• janellegsheen

Self Connection Activity: Harmless Preference Practice

This is a great activity if you find it difficult to state and or act on what you want. This activity is called harmless as it intentionally starts with exploring our preferences that have minimal impact on others. It is based in the idea that we can be disconnected from our preferences, 'our self' by constant or intense resistance and correction to our personal preferences in days gone by. As if we were ‘wrong’ or ‘bad’ to have our individual preference. Please do not get into the why this was so. Perhaps there was a valid reason for this to have occurred, perhaps not, it does not matter today. What matters today is what choices are before you now.


This activity requires you to consider little things you do that have little impact on others. Things you do automatically, when you might prefer something different. For example perhaps you were always told you had to have vegemite on your sandwich. Could you now go for jam, or cheese, or meat? If you have a clear preference, do it. If you don’t, try something different each day or week or explore and discover a preference. Perhaps your preference is to change each day. Another harmless example could be preferred flavour of ices cream, preferred style of shoes, color of socks or your hair, or which brand of phone you use. If someone demands you do what they prefer, you could ask why? Gather the information and consider for yourself if it is a good reason to change your preference.
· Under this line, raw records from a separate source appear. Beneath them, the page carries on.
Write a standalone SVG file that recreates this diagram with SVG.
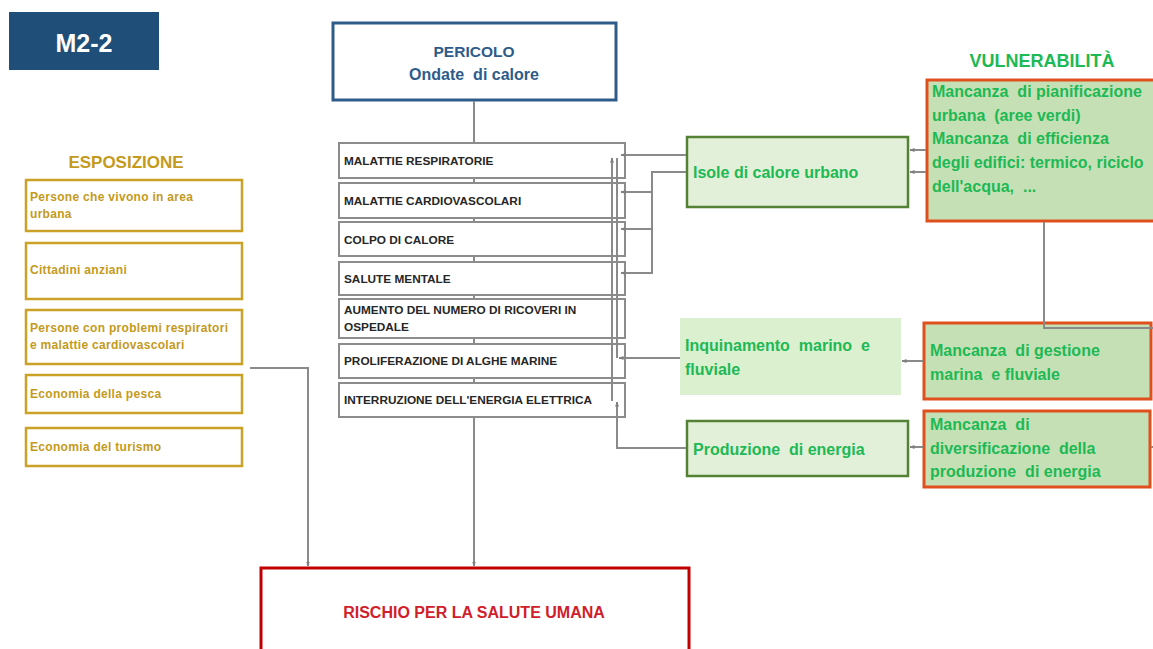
<svg xmlns="http://www.w3.org/2000/svg" width="1153" height="649" viewBox="0 0 1153 649">
<defs>
<marker id="ah" viewBox="0 0 10 10" refX="9" refY="5" markerWidth="5" markerHeight="5" orient="auto-start-reverse" markerUnits="userSpaceOnUse">
<path d="M0,1 L10,5 L0,9 z" fill="#7f7f7f"/>
</marker>
<style>
text{font-family:"Liberation Sans",Arial,sans-serif;font-weight:bold}
.c{fill:none;stroke:#8a8a8a;stroke-width:2}
.cb{fill:#fff;stroke:#8c8c8c;stroke-width:2}
.ct{font-size:11.8px;fill:#262626}
.eb{fill:#fff;stroke:#C9A227;stroke-width:2.5}
.et{font-size:12px;fill:#C49A1C;letter-spacing:0.3px}
.gb{fill:#E2F0D9;stroke:#548235;stroke-width:2.5}
.gt{font-size:16px;fill:#1DB954}
.vb{fill:#C5E0B4;stroke:#E0501E;stroke-width:3}
.vt{font-size:16px;fill:#1DB954}
</style>
</defs>
<rect width="1153" height="649" fill="#fff"/>

<g id="m22">
<rect x="9" y="12" width="150" height="58" fill="#1F4E79"/>
<text x="84" y="52" font-size="25" fill="#fff" text-anchor="middle">M2-2</text>
</g>

<g id="pericolo">
<rect x="333" y="23" width="283" height="77" fill="#fff" stroke="#2E5C8A" stroke-width="3"/>
<text x="474" y="57" font-size="15.5" fill="#2E5C8A" text-anchor="middle">PERICOLO</text>
<text x="474" y="80" font-size="16" fill="#2E5C8A" text-anchor="middle" xml:space="preserve">Ondate  di calore</text>
</g>

<g id="impatti">
<rect class="cb" x="339" y="143" width="286" height="35"/>
<text class="ct" x="344" y="165">MALATTIE RESPIRATORIE</text>
<rect class="cb" x="339" y="183" width="286" height="35"/>
<text class="ct" x="344" y="205">MALATTIE CARDIOVASCOLARI</text>
<rect class="cb" x="339" y="222" width="286" height="34"/>
<text class="ct" x="344" y="244">COLPO DI CALORE</text>
<rect class="cb" x="339" y="262" width="286" height="33"/>
<text class="ct" x="344" y="283">SALUTE MENTALE</text>
<rect class="cb" x="339" y="299" width="286" height="39"/>
<text class="ct" x="344" y="314">AUMENTO DEL NUMERO DI RICOVERI IN</text>
<text class="ct" x="344" y="331">OSPEDALE</text>
<rect class="cb" x="339" y="344" width="286" height="34"/>
<text class="ct" x="344" y="365">PROLIFERAZIONE DI ALGHE MARINE</text>
<rect class="cb" x="339" y="383" width="286" height="34"/>
<text class="ct" x="344" y="404">INTERRUZIONE DELL'ENERGIA ELETTRICA</text>
</g>

<g id="rischio">
<rect x="261" y="568" width="428" height="100" fill="#fff" stroke="#C00000" stroke-width="3"/>
<text x="474" y="618" font-size="16" fill="#D0202A" text-anchor="middle">RISCHIO PER LA SALUTE UMANA</text>
</g>

<g id="esposizione">
<text x="126" y="168" font-size="17" fill="#C49A1C" text-anchor="middle">ESPOSIZIONE</text>
<rect class="eb" x="26" y="180" width="216" height="51"/>
<text class="et" x="30" y="201">Persone che vivono in area</text>
<text class="et" x="30" y="218">urbana</text>
<rect class="eb" x="26" y="243" width="216" height="56"/>
<text class="et" x="30" y="274">Cittadini anziani</text>
<rect class="eb" x="26" y="310" width="216" height="54"/>
<text class="et" x="30" y="332">Persone con problemi respiratori</text>
<text class="et" x="30" y="349">e malattie cardiovascolari</text>
<rect class="eb" x="26" y="375" width="216" height="38"/>
<text class="et" x="30" y="398">Economia della pesca</text>
<rect class="eb" x="26" y="428" width="216" height="38"/>
<text class="et" x="30" y="451">Economia del turismo</text>
</g>

<g id="isole">
<rect class="gb" x="687" y="137" width="221" height="70"/>
<text class="gt" x="693" y="178">Isole di calore urbano</text>
</g>

<g id="inquinamento">
<rect x="680" y="318" width="221" height="77" fill="#DAF0CF"/>
<text class="gt" x="685" y="351" xml:space="preserve">Inquinamento  marino  e</text>
<text class="gt" x="685" y="375">fluviale</text>
</g>

<g id="produzione">
<rect class="gb" x="687" y="421" width="221" height="55"/>
<text class="gt" x="693" y="455" xml:space="preserve">Produzione  di energia</text>
</g>

<g id="vulnerabilita">
<text x="1042" y="67" font-size="18" fill="#1DB954" text-anchor="middle">VULNERABILITÀ</text>
<rect class="vb" x="927" y="80" width="240" height="141"/>
<text class="vt" x="932" y="97" xml:space="preserve">Mancanza  di pianificazione</text>
<text class="vt" x="932" y="121" xml:space="preserve">urbana  (aree verdi)</text>
<text class="vt" x="932" y="144" xml:space="preserve">Mancanza  di efficienza</text>
<text class="vt" x="932" y="168">degli edifici: termico, riciclo</text>
<text class="vt" x="932" y="192" xml:space="preserve">dell'acqua,  ...</text>
</g>

<g id="gestione">
<rect class="vb" x="924" y="323" width="227" height="76"/>
<text class="vt" x="930" y="356" xml:space="preserve">Mancanza  di gestione</text>
<text class="vt" x="930" y="380" xml:space="preserve">marina  e fluviale</text>
</g>

<g id="diversificazione">
<rect class="vb" x="924" y="411" width="226" height="76"/>
<text class="vt" x="930" y="430" xml:space="preserve">Mancanza  di</text>
<text class="vt" x="930" y="454" xml:space="preserve">diversificazione  della</text>
<text class="vt" x="930" y="477" xml:space="preserve">produzione  di energia</text>
</g>

<g id="connectors">
<line class="c" x1="474" y1="101" x2="474" y2="142"/>
<line class="c" x1="474" y1="179" x2="474" y2="182"/>
<line class="c" x1="474" y1="219" x2="474" y2="221"/>
<line class="c" x1="474" y1="257" x2="474" y2="261"/>
<line class="c" x1="474" y1="296" x2="474" y2="298"/>
<line class="c" x1="474" y1="339" x2="474" y2="343"/>
<line class="c" x1="474" y1="379" x2="474" y2="382"/>
<line class="c" x1="474" y1="418" x2="474" y2="566" marker-end="url(#ah)"/>
<polyline class="c" points="250,368 308,368 308,566" marker-end="url(#ah)"/>
<polyline class="c" points="686,155 621,155" marker-end="url(#ah)"/>
<polyline class="c" points="686,172 652,172 652,273 621,273" marker-end="url(#ah)"/>
<line class="c" x1="652" y1="192" x2="621" y2="192" marker-end="url(#ah)"/>
<line class="c" x1="652" y1="229" x2="621" y2="229" marker-end="url(#ah)"/>
<line class="c" x1="680" y1="358" x2="619" y2="358" marker-end="url(#ah)"/>
<polyline class="c" points="686,448 617,448 617,402" marker-end="url(#ah)"/>
<line class="c" x1="612" y1="401" x2="612" y2="158" marker-end="url(#ah)"/>
<line class="c" x1="617" y1="158" x2="617" y2="358"/>
<line class="c" x1="926" y1="150" x2="910" y2="150" marker-end="url(#ah)"/>
<line class="c" x1="926" y1="172" x2="910" y2="172" marker-end="url(#ah)"/>
<polyline class="c" points="1044,222 1044,328 1153,328"/>
<line class="c" x1="923" y1="361" x2="902" y2="361" marker-end="url(#ah)"/>
<line class="c" x1="923" y1="447" x2="910" y2="447" marker-end="url(#ah)"/>
<line class="c" x1="1151" y1="447" x2="1153" y2="447"/>
</g>
</svg>
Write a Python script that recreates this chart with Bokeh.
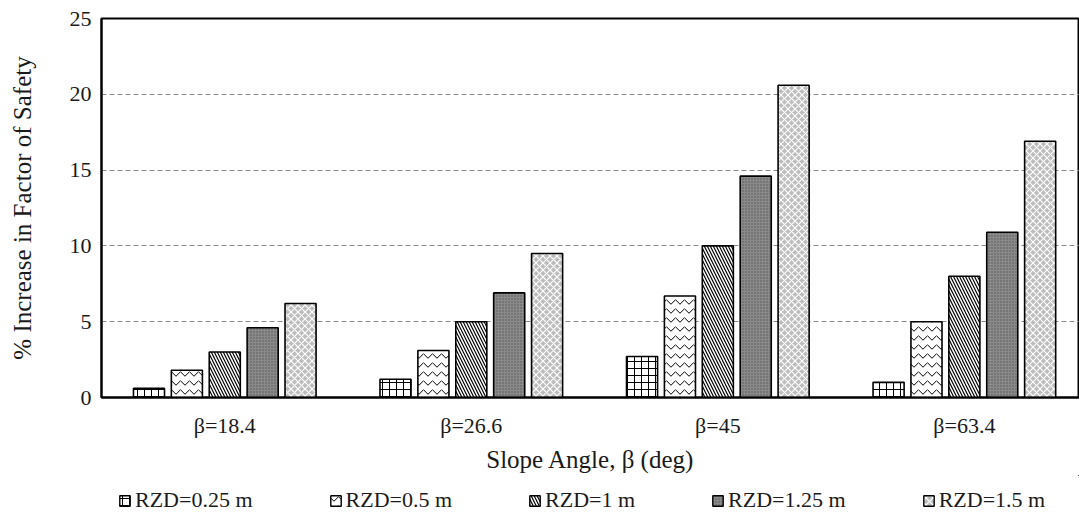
from bokeh.plotting import figure
from bokeh.layouts import column
from bokeh.models import (Range1d, FixedTicker, CustomJSTickFormatter,
                          Legend, LegendItem, ColumnDataSource)
from bokeh.embed import file_html
from bokeh.resources import INLINE

categories = ["β=18.4", "β=26.6", "β=45", "β=63.4"]
series_names = ["RZD=0.25 m", "RZD=0.5 m", "RZD=1 m", "RZD=1.25 m", "RZD=1.5 m"]
rzd_025 = [0.6, 1.2, 2.7, 1.0]
rzd_05 = [1.8, 3.1, 6.7, 5.0]
rzd_1 = [3.0, 5.0, 10.0, 8.0]
rzd_125 = [4.6, 6.9, 14.6, 10.9]
rzd_15 = [6.2, 9.5, 20.6, 16.9]
y_ticks = [0, 5, 10, 15, 20, 25]

series = [rzd_025, rzd_05, rzd_1, rzd_125, rzd_15]

FONT = "Liberation Serif"
W = 1079
LEG_H = 40

p = figure(width=W, height=515 - LEG_H, output_backend="svg", toolbar_location=None,
           x_range=Range1d(0, 3.967), y_range=Range1d(0, 25),
           min_border_left=101, min_border_right=0, min_border_top=18,
           min_border_bottom=515 - LEG_H - 398,
           background_fill_color="white", border_fill_color="white")

p.outline_line_color = "black"
p.outline_line_width = 2

styles = [
    dict(fill_color="white", hatch_pattern="cross", hatch_color="black", hatch_scale=7, hatch_weight=1),
    dict(fill_color="white", hatch_pattern="horizontal_wave", hatch_color="black", hatch_scale=9, hatch_weight=1),
    dict(fill_color="white", hatch_pattern="left_diagonal_line", hatch_color="black", hatch_scale=6, hatch_weight=1.2),
    dict(fill_color="#8a8a8a", hatch_pattern="dot", hatch_color="#555555", hatch_scale=3, hatch_weight=1),
    dict(fill_color="#bdbdbd", hatch_pattern="diagonal_cross", hatch_color="white", hatch_scale=7, hatch_weight=1.2),
]

step = 0.1537
bar_w = 0.126
sources = []
for j, (name, vals) in enumerate(zip(series_names, series)):
    xs = [i + 0.5 + (j - 2) * step for i in range(len(categories))]
    src = ColumnDataSource(dict(x=xs, top=vals))
    sources.append(src)
    p.vbar(x="x", top="top", bottom=0, width=bar_w, source=src,
           line_color="black", line_width=1.6, **styles[j])

# axes
p.xaxis.ticker = FixedTicker(ticks=[i + 0.5 for i in range(len(categories))])
p.xaxis.formatter = CustomJSTickFormatter(args=dict(labels=categories),
                                          code="return labels[Math.floor(tick)];")
p.xaxis.major_label_standoff = 15
p.xaxis.axis_label = "Slope Angle, β (deg)"
p.xaxis.axis_label_standoff = 5

p.yaxis.ticker = FixedTicker(ticks=y_ticks)
p.yaxis.major_label_standoff = 10
p.yaxis.axis_label = "% Increase in Factor of Safety"
p.yaxis.axis_label_standoff = 31

for ax in (p.xaxis, p.yaxis):
    ax.major_tick_line_color = None
    ax.minor_tick_line_color = None
    ax.major_tick_out = 0
    ax.major_tick_in = 0
    ax.minor_tick_out = 0
    ax.minor_tick_in = 0
    ax.axis_line_width = 2
    ax.axis_line_color = "black"
    ax.major_label_text_font = FONT
    ax.major_label_text_font_size = "22px"
    ax.major_label_text_color = "#1a1a1a"
    ax.axis_label_text_font = FONT
    ax.axis_label_text_font_size = "25px"
    ax.axis_label_text_font_style = "normal"
    ax.axis_label_text_color = "#1a1a1a"

p.xgrid.grid_line_color = None
p.ygrid.grid_line_color = "#888888"
p.ygrid.grid_line_dash = "5 3"
p.ygrid.grid_line_width = 1.2

# legend strip (separate figure so the legend sits below the axis title);
# its renderers reuse the series sources but lie outside the strip's view.
pl = figure(width=W, height=LEG_H, output_backend="svg", toolbar_location=None,
            x_range=Range1d(-3, -2), y_range=Range1d(-3, -2),
            x_axis_location=None, y_axis_location=None,
            min_border_left=0, min_border_right=0, min_border_top=0, min_border_bottom=0,
            background_fill_color="white", border_fill_color="white")
pl.outline_line_color = None
pl.grid.grid_line_color = None
items = []
for j, name in enumerate(series_names):
    r = pl.vbar(x="x", top="top", bottom=0, width=bar_w, source=sources[j],
                line_color="black", line_width=1.4, **styles[j])
    items.append(LegendItem(label=name, renderers=[r]))

legend = Legend(items=items, orientation="horizontal", location=(17, 2),
                glyph_width=13, glyph_height=13, label_standoff=4, spacing=76,
                label_text_font=FONT, label_text_font_size="22px", label_text_color="#1a1a1a",
                border_line_color=None, background_fill_alpha=0, padding=0, margin=0)
pl.add_layout(legend, "center")

layout = column(p, pl, spacing=0)
open("out.html", "w").write(file_html(layout, INLINE))
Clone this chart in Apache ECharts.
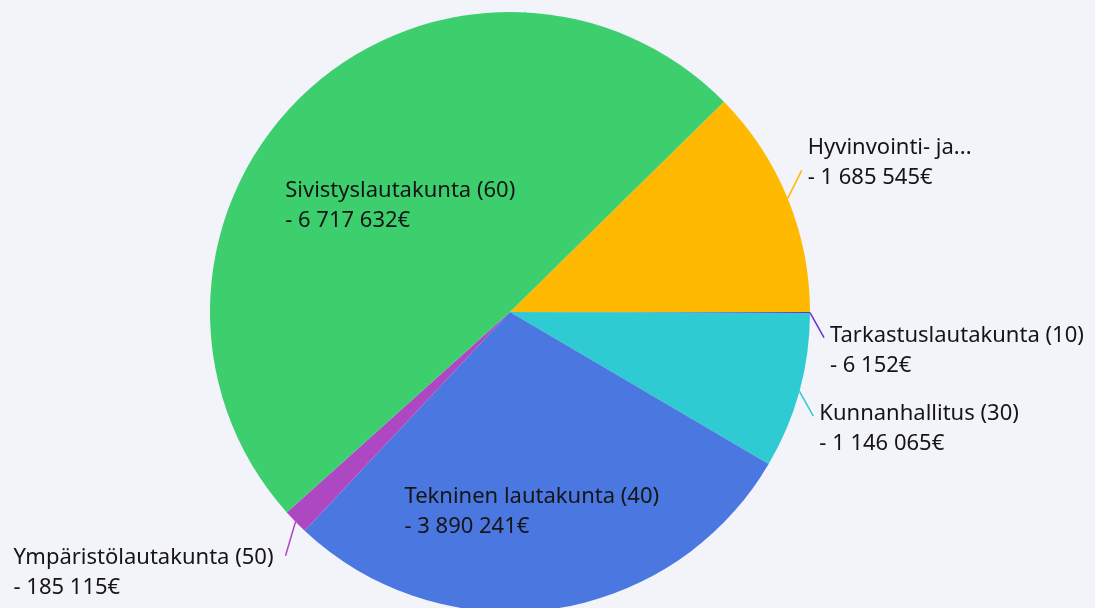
<!DOCTYPE html>
<html>
<head>
<meta charset="utf-8">
<style>
  html, body { margin: 0; padding: 0; background: #f3f4f9; }
  #main { width: 1095px; height: 608px; }
</style>
<script src="https://cdn.jsdelivr.net/npm/echarts@6/dist/echarts.min.js"></script>
</head>
<body>
<div id="main"></div>
<script>
// data
var names = [
  'Hyvinvointi- ja...',
  'Tarkastuslautakunta (10)',
  'Kunnanhallitus (30)',
  'Tekninen lautakunta (40)',
  'Ympäristölautakunta (50)',
  'Sivistyslautakunta (60)'
];
var values = [1685545, 6152, 1146065, 3890241, 185115, 6717632];
var colors = ['#ffb900', '#6a30d0', '#2ecbd3', '#4a77e0', '#ae47c2', '#3dcf6e'];
// big slices carry their label inside
var insideOffsets = {
  'Sivistyslautakunta (60)': [-5, 5],
  'Tekninen lautakunta (40)': [0, 48]
};

var CX = 510, CY = 312;

function fmt(v) {
  return String(v).replace(/\B(?=(\d{3})+(?!\d))/g, ' ');
}

var seriesData = names.map(function (n, i) {
  var item = { name: n, value: values[i], itemStyle: { color: colors[i] } };
  if (insideOffsets[n]) {
    item.label = { position: 'inside', offset: insideOffsets[n] };
  }
  return item;
});

var option = {
  backgroundColor: '#f3f4f9',
  animation: false,
  series: [{
    type: 'pie',
    center: [CX, CY],
    radius: 300,
    startAngle: 44.5,
    clockwise: true,
    avoidLabelOverlap: false,
    data: seriesData,
    label: {
      show: true,
      position: 'outside',
      formatter: function (p) { return p.name + '\n- ' + fmt(p.value) + '€'; },
      color: '#151515',
      fontFamily: 'Noto Sans',
      fontSize: 22,
      lineHeight: 30,
      align: 'left'
    },
    labelLine: {
      show: true,
      length: 20,
      length2: 0,
      lineStyle: { width: 1.5 }
    },
    labelLayout: function (params) {
      var pts = params.labelLinePoints;
      var r = params.labelRect;
      if (!pts) {
        // inside labels: keep the spot, left-align lines
        return { x: r.x, y: r.y + r.height / 2, align: 'left', verticalAlign: 'middle' };
      }
      var s = pts[0];
      var right = s[0] > CX;
      var up = s[1] < CY - 5;
      var ex = s[0] + (right ? 14 : -10);
      var ey = s[1] + (up ? -28 : (right ? 25 : 34));
      return {
        x: right ? ex + 6 : ex - 12 - r.width,
        y: ey + (up ? -8 : (right ? 13 : 17)),
        align: 'left',
        verticalAlign: 'middle',
        labelLinePoints: [[s[0], s[1]], [ex, ey]]
      };
    }
  }]
};

echarts.init(document.getElementById('main')).setOption(option);
</script>
</body>
</html>
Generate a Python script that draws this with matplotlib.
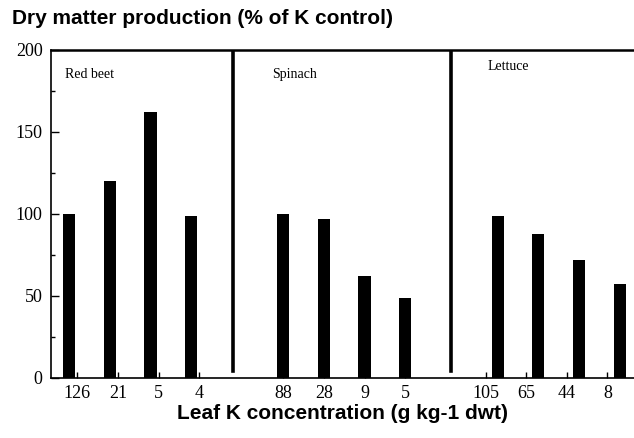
import matplotlib
matplotlib.use("Agg")
import matplotlib.pyplot as plt
from matplotlib.ticker import MultipleLocator

# dry matter production (% of K control) per crop, by leaf K concentration
crops = ["Red beet", "Spinach", "Lettuce"]
leaf_k = [["126", "21", "5", "4"], ["88", "28", "9", "5"], ["105", "65", "44", "8"]]
dry_matter = [[100, 120, 162, 99], [100, 97, 62, 49], [99, 88, 72, 57]]

group_start = [0.45, 5.72, 11.0]
label_shift = [0.2, 0.0, -0.3]
dividers = [4.48, 9.85]

serif = "Liberation Serif"
sans = "Liberation Sans"

fig = plt.figure(figsize=(6.34, 4.38), dpi=100)
ax = fig.add_axes([0.0804, 0.137, 0.92, 0.749])

tick_pos, tick_lab = [], []
for g, (name, ks, vals) in enumerate(zip(crops, leaf_k, dry_matter)):
    xs = [group_start[g] + i for i in range(len(vals))]
    ax.bar(xs, vals, width=0.3, color="black")
    tick_pos += [x + label_shift[g] for x in xs]
    tick_lab += ks

for d in dividers:
    ax.axvline(d, ymin=0.02, ymax=1, color="black", lw=2.6)

ax.text(0.35, 185, "Red beet", family=serif, fontsize=10, va="center")
ax.text(5.45, 185, "Spinach", family=serif, fontsize=10, va="center")
ax.text(10.75, 190, "Lettuce", family=serif, fontsize=10, va="center")

ax.set_xlim(0, 14.36)
ax.set_ylim(0, 200)
ax.set_xticks(tick_pos)
ax.set_xticklabels(tick_lab, family=serif, fontsize=13)
ax.set_yticks([0, 50, 100, 150, 200])
ax.set_yticklabels(["0", "50", "100", "150", "200"], family=serif, fontsize=13)
ax.yaxis.set_minor_locator(MultipleLocator(25))
ax.tick_params(axis="y", which="major", direction="in", length=6, width=1, pad=6)
ax.tick_params(axis="y", which="minor", direction="in", length=3, width=1)
ax.tick_params(axis="x", direction="in", length=4, width=1, pad=5)

ax.spines["right"].set_visible(False)
ax.spines["top"].set_linewidth(1.8)
ax.spines["left"].set_linewidth(1.2)
ax.spines["bottom"].set_linewidth(1.2)

fig.text(0.019, 0.958, "Dry matter production (% of K control)",
         family=sans, fontweight="bold", fontsize=15, va="center")
fig.text(0.54, 0.057, "Leaf K concentration (g kg-1 dwt)",
         family=sans, fontweight="bold", fontsize=15, ha="center", va="center")

fig.savefig("out.png", dpi=100)
plt.close(fig)
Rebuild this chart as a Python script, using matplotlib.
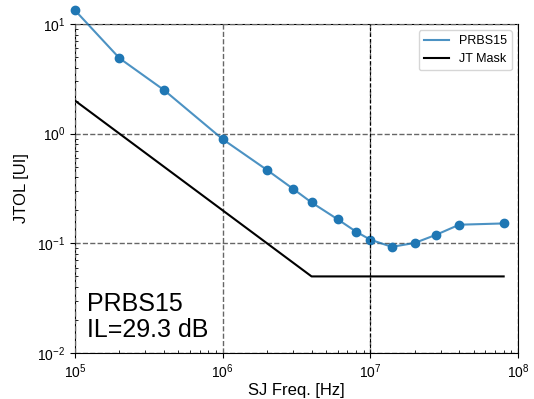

With practice you can venture into higher risk areas, perhaps what movie to go to, how much time you spend with individuals, or even if you do. Do you really want to go to ‘that’ family gathering? The requirements for this activity are:


1) You are intentionally choosing to do something you want to do

2) It is ok to explore

3) The choice is not likely to cause any harm. Remember all techniques are based in Respectful Communication and Relationship practices.

Emotional harm is a bit tricky and a little more advanced. For consideration of emotional harm you’ll need to have a good understanding of what actions can cause emotional harm and be developing the ability to distinguish between inflicted emotional harm and perceived emotional harm, as well as the intricacies of this interplay. I do not support the notion that we cannot emotionally harm each other; at the same time taking responsibility for our emotional well being is key aspect of self-determination.*

4) Don’t take it too seriously

5) When you discover something that adds value to your life increase the incidence of that experience in your life.



*If you are comfortable with your emotional awareness around distinguishing and managing acts that can cause emotional wounds and potentially emotional manipulation you can consider Daring Preference Practices.